The entrance of the Ice Queen herself is the high spot of the ballet. They did not get it right in this performance. She, (probably) Tatiana Kladnichkina, was Odette. Although the production brought her on stage as an ordinary being, dancing quite against Tchaikovsky and the choreographer's needs, she is very beautiful, impossibly long, thin and devoid of any humanity. She is bird-like: fastidious, aloof, watchful.

This act grew in splendour as it proceeded. The queen was deliberately melded into the corps de ballet. She became one more of the wing-flapping, swooping, fluttering swans. The swans have come. They took over the ballet, the story and the theatre.

Drilled to perfection, their too famous routines became new. The white birds took up the entire stage. The Cairo Opera House stage, extremely large, barely held their tall bulk. No muscles showed, no effort, no flesh -- just long fluttering legs like silver stilettos upon whose points the birds balanced. In the big, bouncy waltz the three "Big Swans" (so-called in the programme) became huge flying objects whose movements suggested they had wings.

The long duo between queen and prince lost its romantic impact but produced a new one -- the swans virtually turned the duet into a sort of banquet as the human prince vanished under the pressure of piles of white wings. The very popular dance of the four cygnets became a rapid moving forest of silver birch trees. These yards upon yards of silver white legs had taken over the stage and the story and the act ended.

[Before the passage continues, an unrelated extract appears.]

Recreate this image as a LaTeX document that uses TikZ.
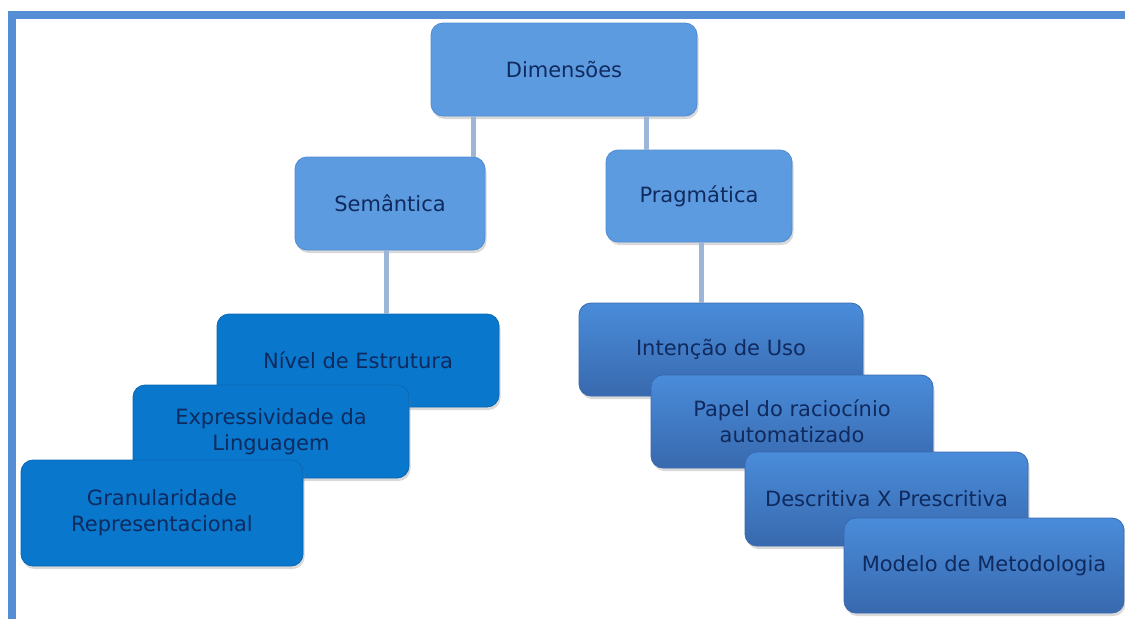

The last human act, the bronze Act III in which the prince is totally compromised, his mother distracted and the entire court of fools held to ridicule under a bed of dead white roses as the bad Black Queen flashes off with her magician, produced the thrills of the old-fashioned ballet style. The Black Queen, though somewhat fragile, was brilliant. She had the proper, insolent ballerina walk, and her turns and pirouettes were performed like electric razor slashes. She seemed to do more than the routine 32 fouettés, almost sur place, head flashing, body spinning. So we had a new style for old thrills. The brilliant human Black Queen brought down the house. She left the stage like a Chinese fireworks display, and the house burst into flames after her.

Act IV was longer, whiter, and more silent than ever. The icy geometry of Petipa's choreography, and the windmill-like waving of the swans' arms spun out a new ending.

The last climax to this strange vision of the ancient Lac des Cygnes was something like the slow motion ballet in Le Bayadère. The swans drew themselves up into long lines of white, supported by invisible legs, and the old-fashioned drill lines of dancers were turned into a lake, a sea of white heaving feathers. Even the orchestra found the right mood for Tchaikovsky's strange, spiked whispering tune, thanks to the sensitivity of the conductor. The duet with the Ice Queen melted away as the prince collapses and the creatures, the beings of white, weave a stately slow motion funeral cortege around him. The ballet rose to a great height -- release. All were birds at last.